Date: Friday, April 19, 2024
Time: 10:40 a.m. Research Presentation
11:20 a.m. Teaching Presentation
Location: Donovan Hall G172
Title: Explainable Artificial Intelligence Prediction of Defect Characterization in Anisotropic Materials
Abstract:
Non-destructive evaluation (NDE) techniques are integral across diverse applications for void detection within composites. Infrared (IR) thermography (IRT) is a prevalent NDE technique that utilizes reverse heat transfer principles to infer defect characteristics by analyzing temperature distribution. Although the forward heat transfer problem is well-posed, its inverse counterpart lacks uniqueness, posing non-unique solutions. The present study performs simulations using finite element analysis (FEA) in defective (a penny-shaped defect) composites through which the heat transfer flux is modeled. A total of 2100 simulations with various defect positioning and size (depth, size, and thickness) are executed, and the corresponding surface temperature vs. time and vs. distance diagrams are extracted.
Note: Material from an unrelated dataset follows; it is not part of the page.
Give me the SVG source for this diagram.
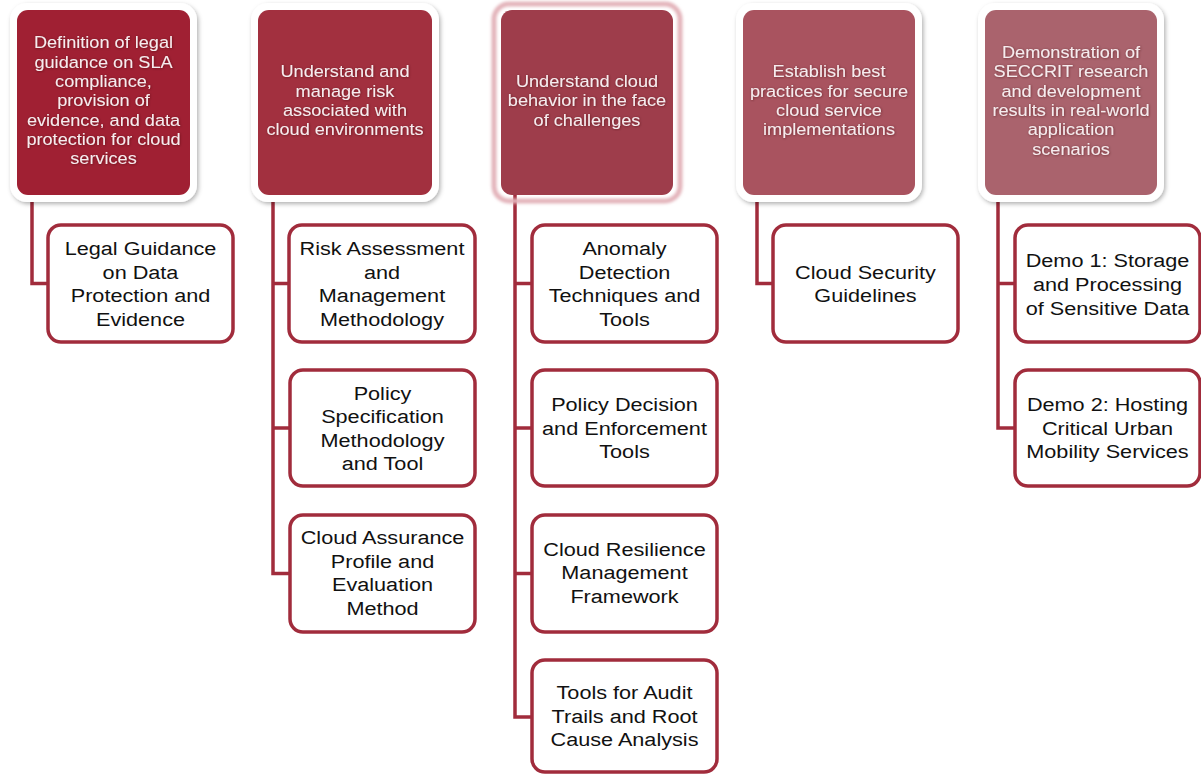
<svg xmlns="http://www.w3.org/2000/svg" width="1201" height="774" viewBox="0 0 1201 774">
  <defs>
    <filter id="frameShadow" x="-10%" y="-10%" width="125%" height="125%">
      <feDropShadow dx="1.5" dy="2" stdDeviation="2" flood-color="#000" flood-opacity="0.3"/>
    </filter>
    <filter id="textShadow" x="-5%" y="-5%" width="110%" height="110%">
      <feDropShadow dx="0.5" dy="0.5" stdDeviation="0.8" flood-color="#3a0a12" flood-opacity="0.55"/>
    </filter>
    <filter id="pinkGlow" x="-10%" y="-10%" width="120%" height="120%">
      <feGaussianBlur stdDeviation="1.5"/>
    </filter>
  </defs>
  <style>
    .frame { fill: #ffffff; filter: url(#frameShadow); }
    .head { stroke: none; }
    .htext { font-family: "Liberation Sans", Arial, sans-serif; font-size: 16.5px; fill: #f6ecee; text-anchor: middle; filter: url(#textShadow); }
    .child { fill: #ffffff; stroke: #a12c3c; stroke-width: 3.5; }
    .ctext { font-family: "Liberation Sans", Arial, sans-serif; font-size: 19px; fill: #111111; text-anchor: middle; }
    .link { fill: none; stroke: #a12c3c; stroke-width: 3.5; stroke-linejoin: miter; }
  </style>
  <rect width="1201" height="774" fill="#ffffff"/>

  <!-- tree connectors -->
  <g id="connectors">
    <path class="link" d="M32 195 V283.5 H48"/>
    <path class="link" d="M273 195 V573.5 H289 M273 283.5 H289 M273 428 H289"/>
    <path class="link" d="M515 195 V717 H532 M515 283.5 H532 M515 428 H532 M515 573.5 H532"/>
    <path class="link" d="M757 195 V283.5 H773"/>
    <path class="link" d="M998 195 V428 H1015 M998 283.5 H1015"/>
  </g>

  <!-- top-level objectives -->
  <g id="obj1">
    <rect class="frame" x="10" y="3" width="187" height="199" rx="17"/>
    <rect class="head" x="17" y="10" width="173" height="185" rx="11" fill="#a02033"/>
    <g transform="translate(103.5 0) scale(1.1 1)">
      <text class="htext" x="0" y="48.5">Definition of legal</text>
      <text class="htext" x="0" y="67.8">guidance on SLA</text>
      <text class="htext" x="0" y="87.1">compliance,</text>
      <text class="htext" x="0" y="106.4">provision of</text>
      <text class="htext" x="0" y="125.7">evidence, and data</text>
      <text class="htext" x="0" y="145">protection for cloud</text>
      <text class="htext" x="0" y="164.3">services</text>
    </g>
  </g>

  <g id="obj2">
    <rect class="frame" x="251" y="3" width="188" height="199" rx="17"/>
    <rect class="head" x="258" y="10" width="174" height="185" rx="11" fill="#a2303f"/>
    <g transform="translate(345 0) scale(1.1 1)">
      <text class="htext" x="0" y="77.5">Understand  and</text>
      <text class="htext" x="0" y="96.8">manage risk</text>
      <text class="htext" x="0" y="116.1">associated with</text>
      <text class="htext" x="0" y="135.4">cloud environments</text>
    </g>
  </g>

  <g id="obj3">
    <rect x="494" y="4" width="186" height="197" rx="15" fill="none" stroke="#e3b3ba" stroke-width="5" filter="url(#pinkGlow)"/>
    <rect class="head" x="501" y="10" width="172" height="185" rx="11" fill="#9e3d4b"/>
    <g transform="translate(587 0) scale(1.1 1)">
      <text class="htext" x="0" y="87.2">Understand  cloud</text>
      <text class="htext" x="0" y="106.5">behavior  in the face</text>
      <text class="htext" x="0" y="125.8">of challenges</text>
    </g>
  </g>

  <g id="obj4">
    <rect class="frame" x="736" y="3" width="186" height="199" rx="17"/>
    <rect class="head" x="743" y="10" width="172" height="185" rx="11" fill="#a9535f"/>
    <g transform="translate(829 0) scale(1.1 1)">
      <text class="htext" x="0" y="77.5">Establish  best</text>
      <text class="htext" x="0" y="96.8">practices for secure</text>
      <text class="htext" x="0" y="116.1">cloud service</text>
      <text class="htext" x="0" y="135.4">implementations</text>
    </g>
  </g>

  <g id="obj5">
    <rect class="frame" x="978" y="3" width="186" height="199" rx="17"/>
    <rect class="head" x="985" y="10" width="172" height="185" rx="11" fill="#aa636d"/>
    <g transform="translate(1071 0) scale(1.1 1)">
      <text class="htext" x="0" y="58.2">Demonstration  of</text>
      <text class="htext" x="0" y="77.5">SECCRIT  research</text>
      <text class="htext" x="0" y="96.8">and development</text>
      <text class="htext" x="0" y="116.1">results  in real-world</text>
      <text class="htext" x="0" y="135.4">application</text>
      <text class="htext" x="0" y="154.7">scenarios</text>
    </g>
  </g>

  <!-- work items -->
  <g id="legal-guidance">
    <rect class="child" x="48" y="225" width="185" height="117" rx="13"/>
    <g transform="translate(140.5 0) scale(1.14 1)">
      <text class="ctext" x="0" y="255.2">Legal Guidance</text>
      <text class="ctext" x="0" y="278.7">on Data</text>
      <text class="ctext" x="0" y="302.2">Protection and</text>
      <text class="ctext" x="0" y="325.7">Evidence</text>
    </g>
  </g>

  <g id="risk-assessment">
    <rect class="child" x="289" y="225" width="186" height="117" rx="13"/>
    <g transform="translate(382 0) scale(1.14 1)">
      <text class="ctext" x="0" y="255.2">Risk Assessment</text>
      <text class="ctext" x="0" y="278.7">and</text>
      <text class="ctext" x="0" y="302.2">Management</text>
      <text class="ctext" x="0" y="325.7">Methodology</text>
    </g>
  </g>

  <g id="policy-specification">
    <rect class="child" x="290" y="370" width="185" height="116" rx="13"/>
    <g transform="translate(382.5 0) scale(1.14 1)">
      <text class="ctext" x="0" y="399.7">Policy</text>
      <text class="ctext" x="0" y="423.2">Specification</text>
      <text class="ctext" x="0" y="446.7">Methodology</text>
      <text class="ctext" x="0" y="470.2">and Tool</text>
    </g>
  </g>

  <g id="cloud-assurance">
    <rect class="child" x="290" y="515" width="185" height="117" rx="13"/>
    <g transform="translate(382.5 0) scale(1.14 1)">
      <text class="ctext" x="0" y="544.2">Cloud Assurance</text>
      <text class="ctext" x="0" y="567.7">Profile and</text>
      <text class="ctext" x="0" y="591.2">Evaluation</text>
      <text class="ctext" x="0" y="614.7">Method</text>
    </g>
  </g>

  <g id="anomaly-detection">
    <rect class="child" x="532" y="225" width="185" height="117" rx="13"/>
    <g transform="translate(624.5 0) scale(1.14 1)">
      <text class="ctext" x="0" y="255.2">Anomaly</text>
      <text class="ctext" x="0" y="278.7">Detection</text>
      <text class="ctext" x="0" y="302.2">Techniques  and</text>
      <text class="ctext" x="0" y="325.7">Tools</text>
    </g>
  </g>

  <g id="policy-decision">
    <rect class="child" x="532" y="370" width="185" height="116" rx="13"/>
    <g transform="translate(624.5 0) scale(1.14 1)">
      <text class="ctext" x="0" y="411.5">Policy Decision</text>
      <text class="ctext" x="0" y="435">and Enforcement</text>
      <text class="ctext" x="0" y="458.5">Tools</text>
    </g>
  </g>

  <g id="cloud-resilience">
    <rect class="child" x="532" y="515" width="185" height="117" rx="13"/>
    <g transform="translate(624.5 0) scale(1.14 1)">
      <text class="ctext" x="0" y="556">Cloud Resilience</text>
      <text class="ctext" x="0" y="579.5">Management</text>
      <text class="ctext" x="0" y="603">Framework</text>
    </g>
  </g>

  <g id="audit-trails">
    <rect class="child" x="532" y="660" width="185" height="112" rx="13"/>
    <g transform="translate(624.5 0) scale(1.14 1)">
      <text class="ctext" x="0" y="699.5">Tools for Audit</text>
      <text class="ctext" x="0" y="723">Trails and Root</text>
      <text class="ctext" x="0" y="746.5">Cause Analysis</text>
    </g>
  </g>

  <g id="security-guidelines">
    <rect class="child" x="773" y="225" width="185" height="117" rx="13"/>
    <g transform="translate(865.5 0) scale(1.14 1)">
      <text class="ctext" x="0" y="279">Cloud  Security</text>
      <text class="ctext" x="0" y="302.5">Guidelines</text>
    </g>
  </g>

  <g id="demo1">
    <rect class="child" x="1015" y="225" width="185" height="117" rx="13"/>
    <g transform="translate(1107.5 0) scale(1.14 1)">
      <text class="ctext" x="0" y="267.5">Demo 1: Storage</text>
      <text class="ctext" x="0" y="291">and Processing</text>
      <text class="ctext" x="0" y="314.5">of Sensitive  Data</text>
    </g>
  </g>

  <g id="demo2">
    <rect class="child" x="1015" y="370" width="185" height="116" rx="13"/>
    <g transform="translate(1107.5 0) scale(1.14 1)">
      <text class="ctext" x="0" y="411.5">Demo 2: Hosting</text>
      <text class="ctext" x="0" y="435">Critical Urban</text>
      <text class="ctext" x="0" y="458.5">Mobility Services</text>
    </g>
  </g>
</svg>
The FEA outputs provide ample input data for the developing model based on explainable artificial intelligence (XAI) to estimate the defect characteristics. A detailed feature engineering task is performed to select the representative information from the diagrams. Explainable decision tree-based machine learning (ML) models with transparent decision paths based on derived features are developed to predict the defect depth, size, and thickness. The results that emerged from the predictive ML models suggest superb accuracy (R2 = 0.92 to 0.99) across all three defect characteristics. Harnessing the power of Explainable Artificial Intelligence (XAI) helps achieve highly accurate and understandable prediction paths. This enhanced trust in the results facilitates their optimal deployment, making them suitable for integration in manufacturing and industrial-scale applications.